Marco Giusti per Dagospia
Finalmente si ragiona. Ci voleva il vecchio Harmony Korine, il regista di “Gummo” e di “Spring Breakers” e il suo mago degli effetti visivi, Joao Rosa, per svegliare il festival nel suo torpore. Lo fanno con un film duro, cattivo, sperimentale, supermusicato, “Baby Invasion”, presentato Fuori Concorso a mezzanotte, sorta di terribile videogioco, almeno così appare visivamente, dove vediamo una gang di killer, tutti con il volto deformato da bambini, che entrano nelle case dei ricchi, e uccidono e rubano a man bassa. Sulla sinistra dello schermo scorrono i messaggi dei giocatori, in alto a destra una sorta di misterioso skull-face che ha organizzato il massacro.

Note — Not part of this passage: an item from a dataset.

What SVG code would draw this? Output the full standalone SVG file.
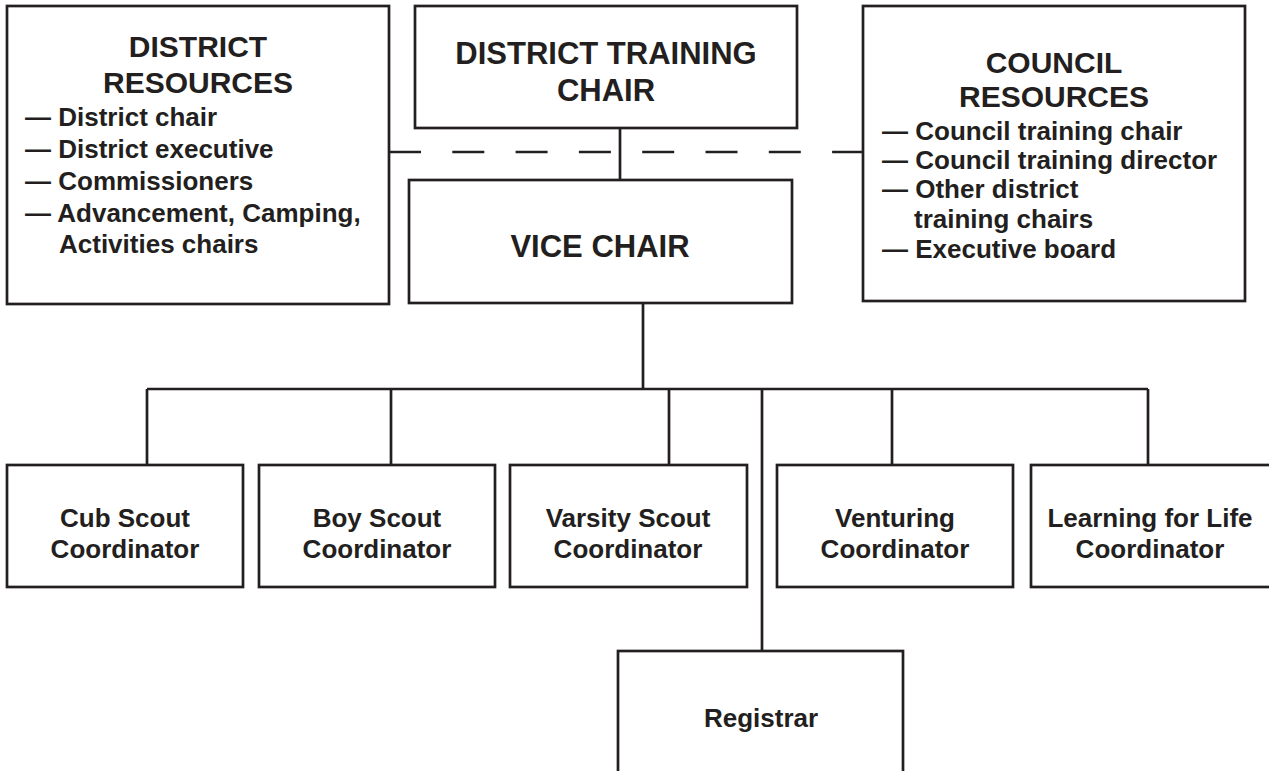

I civili muoiono in un bagno di sangue lasciando monetine da raccogliere come ai tempi di Supermario. Su tutto, per un’ora e venti minuti, domina la musica techno di Burial e una voce che ripete un po’ meccanicamente una sorta di storia che non sembra aver molto a che fare con quel vediamo.
All’inizio e alla fine sentiamo l’intervista di una persona che giocava a “Baby Invasion” e lo ha vissuto come una dipendenza. Più o meno siamo dalle stesse parti ultra-sperimentali del film precedente, e un po’ più incomprensibile, “Aggro Dr1ft”, ma era quasi video-arte,che Korine presentò un anno fa sempre a Venezia, sempre prodotto col suo collettivo di Miami EDGLRD, gli effetti speciali visivi di Joao Rosa e lì con la musica degli AarabMuzik e la presenza di Travis Scott.
Anche in quel caso Korine, con una serie di telecamere riprendeva l’azione, la storia, e poi rielaborava le immagini. Lì gli effetti erano costruiti sui calori del corpo, qui sui videogiochi. Ma il tutto è estremamente realistico e violento come in un videogioco sparaduro. Morti su morti. Ma, rispetto a “Aggro Dr1ft”, mi sembra che la narrazione qui funzioni molto più linearmente e il film, malgrado il tema terrificante, diventi un puro piacere visivo.
Ugualmente sperimentale, e non sarà facile farlo girare neille sale o sulle piattaforme, il complicatissimo film a passo uno che i celebrati Quay Brothers,cioè Stephen e Timothy Quay, geni dell’animazione a passo uno hanno completato dopo 19 anni di lavorazione, “Sanatorium Under the Signs of the Hourglass”, parlato in polacco in quanto tratto dai racconti di Bruno Schulz , geniale autore anche di “Le botteghe color cannella”, da tempo diventati un classico della letteratura europea. E mischiato alla sua storia.
Se non era facile già il testo di Bruno Schulz, che morì, senza che il corpo venisse mai ritrovato, nel 1942, ucciso dai nazisti in quanto ebreo galiziano, è ancor più complesso vederlo trasformato in un’opera dei Quay Brothers, che mischiano qualche ripresa dal vivo a una ricerca visiva strepitosa per raccontare una sorta di viaggio nel passato e nella follia del personaggio e delle sue storie.
Hanno detto che si sono innamorati di Schulz e della cultura polacca del tempo nel 1970. E da allora non hanno fatto altro che approfondire la loro ricerca, andando a cercare il suo spirito nella cittadina di Drohobycz, dove era nato e dove è stato ucciso. Lo stesso film è dedicato al “J”, la donna amata dallo scrittore, Józefina Szelinska. In questi 19 anni i fratelli Quay hanno anche fatto altro, penso soprattutto per sopravvivere, hanno soprattutto montato e rimontato il loro film, le loro macchine che fanno muovere a passo uno, i loro personaggi. Bellissimo. Da vedere con calma.